Source data:
# # #
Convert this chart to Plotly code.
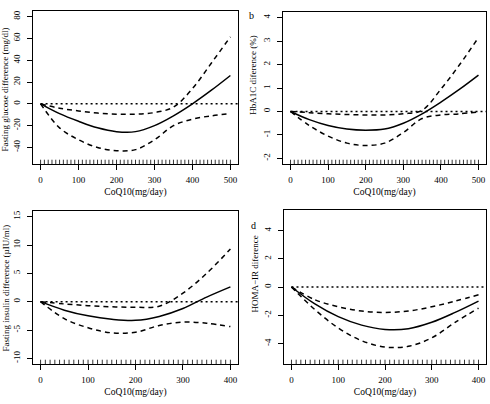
import plotly.graph_objects as go

# ---------------- data ----------------
dose_500 = [0, 50, 100, 150, 200, 250, 300, 350, 400, 450, 500]
dose_400 = [0, 50, 100, 150, 200, 250, 300, 350, 400]

glu_fit   = [0, -9, -16, -22, -25.5, -25.5, -20, -11, 0, 12.5, 26]
glu_upper = [0, -4, -6.5, -8.5, -9.5, -9.5, -8, -3, 14, 37.5, 61.5]
glu_lower = [0, -22, -33, -40, -43, -42, -33, -20, -14, -11, -9]

hba_fit   = [0, -0.35, -0.6, -0.75, -0.8, -0.75, -0.5, -0.1, 0.4, 0.95, 1.55]
hba_upper = [0, -0.05, -0.1, -0.13, -0.15, -0.15, -0.1, 0.05, 0.95, 2.0, 3.15]
hba_lower = [0, -0.6, -1.05, -1.35, -1.45, -1.35, -0.9, -0.3, -0.15, -0.1, -0.02]

ins_fit   = [0, -1.5, -2.5, -3.1, -3.3, -2.6, -1.2, 0.8, 2.6]
ins_upper = [0, -0.4, -0.7, -0.9, -1.0, -0.8, 1.5, 5.0, 9.3]
ins_lower = [0, -3.0, -4.6, -5.5, -5.4, -4.2, -3.6, -3.8, -4.4]

homa_fit   = [0, -1.2, -2.1, -2.7, -3.0, -2.95, -2.5, -1.8, -1.0]
homa_upper = [0, -0.9, -1.4, -1.7, -1.8, -1.7, -1.4, -1.0, -0.55]
homa_lower = [0, -1.6, -2.9, -3.8, -4.25, -4.2, -3.6, -2.5, -1.5]

rug_500 = list(range(0, 501, 10))
rug_400 = list(range(0, 401, 10))

xticks_500 = [0, 100, 200, 300, 400, 500]
xticks_400 = [0, 100, 200, 300, 400]
yticks_a = [-40, -20, 0, 20, 40, 60, 80]
yticks_b = [-2, -1, 0, 1, 2, 3, 4]
yticks_c = [-10, -5, 0, 5, 10, 15]
yticks_d = [-4, -2, 0, 2, 4]

titles_y = ["Fasting glucose difference (mg/dl)", "HbA1C diference (%)",
            "Fasting insulin difference (\u00b5IU/ml)", "HOMA\u2212IR diference"]
xtitle = "CoQ10(mg/day)"

# ---------------- layout params ----------------
W, H = 490, 404
FONT = "Liberation Serif"

panels = [
    dict(x=dose_500, fit=glu_fit, up=glu_upper, lo=glu_lower, rug=rug_500,
         xt=xticks_500, yt=yticks_a, xr=[-20, 520], yr=[-55.2, 85.2],
         px=(33, 238), py=(11, 164), title=titles_y[0], tpos=(5, 89.5), label=None),
    dict(x=dose_500, fit=hba_fit, up=hba_upper, lo=hba_lower, rug=rug_500,
         xt=xticks_500, yt=yticks_b, xr=[-20, 520], yr=[-2.24, 4.24],
         px=(283, 486), py=(12, 164), title=titles_y[1], tpos=(252.3, 75.5), label=("b", 251, 15.5)),
    dict(x=dose_400, fit=ins_fit, up=ins_upper, lo=ins_lower, rug=rug_400,
         xt=xticks_400, yt=yticks_c, xr=[-16, 416], yr=[-11, 16],
         px=(33, 238), py=(211, 364), title=titles_y[2], tpos=(5, 288.5), label=None),
    dict(x=dose_400, fit=homa_fit, up=homa_upper, lo=homa_lower, rug=rug_400,
         xt=xticks_400, yt=yticks_d, xr=[-16, 416], yr=[-5.45, 5.45],
         px=(284, 486), py=(210, 364), title=titles_y[3], tpos=(254, 274.5), label=("d", 253.5, 225)),
]

fig = go.Figure()
shapes = []
annotations = []
for i, p in enumerate(panels):
    n = "" if i == 0 else str(i + 1)
    xa, ya = "x" + n, "y" + n
    # dotted zero line
    fig.add_trace(go.Scatter(x=[0, p["xr"][1]], y=[0, 0], mode="lines", xaxis=xa, yaxis=ya,
                             line=dict(color="black", width=1.5, dash="2px,3px"), showlegend=False))
    for key, dash in (("up", "5px,4px"), ("lo", "5px,4px"), ("fit", "solid")):
        fig.add_trace(go.Scatter(x=p["x"], y=p[key], mode="lines", xaxis=xa, yaxis=ya,
                                 line=dict(color="black", width=1.5, dash=dash, shape="spline", smoothing=1.0),
                                 showlegend=False))
    for r in p["rug"]:
        shapes.append(dict(type="line", xref=xa, yref=ya + " domain", x0=r, x1=r, y0=0, y1=0.028,
                           line=dict(color="black", width=0.8)))
    xd = [p["px"][0] / W, p["px"][1] / W]
    yd = [1 - p["py"][1] / H, 1 - p["py"][0] / H]
    axcommon = dict(showline=True, linecolor="black", linewidth=1, mirror=True, showgrid=False,
                    zeroline=False, ticks="outside", ticklen=5, tickwidth=1, tickcolor="black",
                    tickfont=dict(family=FONT, size=9, color="black"))
    layout_x = dict(domain=xd, range=p["xr"], tickvals=p["xt"], anchor=ya, ticklabelstandoff=2,
                    title=dict(text=xtitle, font=dict(family=FONT, size=9.5, color="black"), standoff=4),
                    **axcommon)
    layout_y = dict(domain=yd, range=p["yr"], tickvals=p["yt"], ticktext=[str(v) for v in p["yt"]],
                    anchor=xa, tickangle=-90, ticklabelstandoff=3, **axcommon)
    fig.layout["xaxis" + n] = layout_x
    fig.layout["yaxis" + n] = layout_y
    tx, ty = p["tpos"]
    annotations.append(dict(text=p["title"], xref="paper", yref="paper", x=tx / W, y=1 - ty / H,
                            xanchor="center", yanchor="middle", textangle=-90, showarrow=False,
                            font=dict(family=FONT, size=9, color="black")))
    if p["label"]:
        t, lx, ly = p["label"]
        annotations.append(dict(text=t, xref="paper", yref="paper", x=lx / W, y=1 - ly / H,
                                xanchor="center", yanchor="middle",
                                showarrow=False, font=dict(family=FONT, size=10, color="black")))

fig.update_layout(width=W, height=H, autosize=False, margin=dict(l=0, r=0, t=0, b=0),
                  plot_bgcolor="white", paper_bgcolor="white", shapes=shapes, annotations=annotations)
fig.write_html("out.html")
# # #
Instructions to follow:
Ignore the images and quote every line of the listing exactly.

Solution to this exercise:
Convert this chart to Plotly code.
import plotly.graph_objects as go

# ---------------- data ----------------
dose_500 = [0, 50, 100, 150, 200, 250, 300, 350, 400, 450, 500]
dose_400 = [0, 50, 100, 150, 200, 250, 300, 350, 400]

glu_fit   = [0, -9, -16, -22, -25.5, -25.5, -20, -11, 0, 12.5, 26]
glu_upper = [0, -4, -6.5, -8.5, -9.5, -9.5, -8, -3, 14, 37.5, 61.5]
glu_lower = [0, -22, -33, -40, -43, -42, -33, -20, -14, -11, -9]

hba_fit   = [0, -0.35, -0.6, -0.75, -0.8, -0.75, -0.5, -0.1, 0.4, 0.95, 1.55]
hba_upper = [0, -0.05, -0.1, -0.13, -0.15, -0.15, -0.1, 0.05, 0.95, 2.0, 3.15]
hba_lower = [0, -0.6, -1.05, -1.35, -1.45, -1.35, -0.9, -0.3, -0.15, -0.1, -0.02]

ins_fit   = [0, -1.5, -2.5, -3.1, -3.3, -2.6, -1.2, 0.8, 2.6]
ins_upper = [0, -0.4, -0.7, -0.9, -1.0, -0.8, 1.5, 5.0, 9.3]
ins_lower = [0, -3.0, -4.6, -5.5, -5.4, -4.2, -3.6, -3.8, -4.4]

homa_fit   = [0, -1.2, -2.1, -2.7, -3.0, -2.95, -2.5, -1.8, -1.0]
homa_upper = [0, -0.9, -1.4, -1.7, -1.8, -1.7, -1.4, -1.0, -0.55]
homa_lower = [0, -1.6, -2.9, -3.8, -4.25, -4.2, -3.6, -2.5, -1.5]

rug_500 = list(range(0, 501, 10))
rug_400 = list(range(0, 401, 10))

xticks_500 = [0, 100, 200, 300, 400, 500]
xticks_400 = [0, 100, 200, 300, 400]
yticks_a = [-40, -20, 0, 20, 40, 60, 80]
yticks_b = [-2, -1, 0, 1, 2, 3, 4]
yticks_c = [-10, -5, 0, 5, 10, 15]
yticks_d = [-4, -2, 0, 2, 4]

titles_y = ["Fasting glucose difference (mg/dl)", "HbA1C diference (%)",
            "Fasting insulin difference (\u00b5IU/ml)", "HOMA\u2212IR diference"]
xtitle = "CoQ10(mg/day)"

# ---------------- layout params ----------------
W, H = 490, 404
FONT = "Liberation Serif"

panels = [
    dict(x=dose_500, fit=glu_fit, up=glu_upper, lo=glu_lower, rug=rug_500,
         xt=xticks_500, yt=yticks_a, xr=[-20, 520], yr=[-55.2, 85.2],
         px=(33, 238), py=(11, 164), title=titles_y[0], tpos=(5, 89.5), label=None),
    dict(x=dose_500, fit=hba_fit, up=hba_upper, lo=hba_lower, rug=rug_500,
         xt=xticks_500, yt=yticks_b, xr=[-20, 520], yr=[-2.24, 4.24],
         px=(283, 486), py=(12, 164), title=titles_y[1], tpos=(252.3, 75.5), label=("b", 251, 15.5)),
    dict(x=dose_400, fit=ins_fit, up=ins_upper, lo=ins_lower, rug=rug_400,
         xt=xticks_400, yt=yticks_c, xr=[-16, 416], yr=[-11, 16],
         px=(33, 238), py=(211, 364), title=titles_y[2], tpos=(5, 288.5), label=None),
    dict(x=dose_400, fit=homa_fit, up=homa_upper, lo=homa_lower, rug=rug_400,
         xt=xticks_400, yt=yticks_d, xr=[-16, 416], yr=[-5.45, 5.45],
         px=(284, 486), py=(210, 364), title=titles_y[3], tpos=(254, 274.5), label=("d", 253.5, 225)),
]

fig = go.Figure()
shapes = []
annotations = []
for i, p in enumerate(panels):
    n = "" if i == 0 else str(i + 1)
    xa, ya = "x" + n, "y" + n
    # dotted zero line
    fig.add_trace(go.Scatter(x=[0, p["xr"][1]], y=[0, 0], mode="lines", xaxis=xa, yaxis=ya,
                             line=dict(color="black", width=1.5, dash="2px,3px"), showlegend=False))
    for key, dash in (("up", "5px,4px"), ("lo", "5px,4px"), ("fit", "solid")):
        fig.add_trace(go.Scatter(x=p["x"], y=p[key], mode="lines", xaxis=xa, yaxis=ya,
                                 line=dict(color="black", width=1.5, dash=dash, shape="spline", smoothing=1.0),
                                 showlegend=False))
    for r in p["rug"]:
        shapes.append(dict(type="line", xref=xa, yref=ya + " domain", x0=r, x1=r, y0=0, y1=0.028,
                           line=dict(color="black", width=0.8)))
    xd = [p["px"][0] / W, p["px"][1] / W]
    yd = [1 - p["py"][1] / H, 1 - p["py"][0] / H]
    axcommon = dict(showline=True, linecolor="black", linewidth=1, mirror=True, showgrid=False,
                    zeroline=False, ticks="outside", ticklen=5, tickwidth=1, tickcolor="black",
                    tickfont=dict(family=FONT, size=9, color="black"))
    layout_x = dict(domain=xd, range=p["xr"], tickvals=p["xt"], anchor=ya, ticklabelstandoff=2,
                    title=dict(text=xtitle, font=dict(family=FONT, size=9.5, color="black"), standoff=4),
                    **axcommon)
    layout_y = dict(domain=yd, range=p["yr"], tickvals=p["yt"], ticktext=[str(v) for v in p["yt"]],
                    anchor=xa, tickangle=-90, ticklabelstandoff=3, **axcommon)
    fig.layout["xaxis" + n] = layout_x
    fig.layout["yaxis" + n] = layout_y
    tx, ty = p["tpos"]
    annotations.append(dict(text=p["title"], xref="paper", yref="paper", x=tx / W, y=1 - ty / H,
                            xanchor="center", yanchor="middle", textangle=-90, showarrow=False,
                            font=dict(family=FONT, size=9, color="black")))
    if p["label"]:
        t, lx, ly = p["label"]
        annotations.append(dict(text=t, xref="paper", yref="paper", x=lx / W, y=1 - ly / H,
                                xanchor="center", yanchor="middle",
                                showarrow=False, font=dict(family=FONT, size=10, color="black")))

fig.update_layout(width=W, height=H, autosize=False, margin=dict(l=0, r=0, t=0, b=0),
                  plot_bgcolor="white", paper_bgcolor="white", shapes=shapes, annotations=annotations)
fig.write_html("out.html")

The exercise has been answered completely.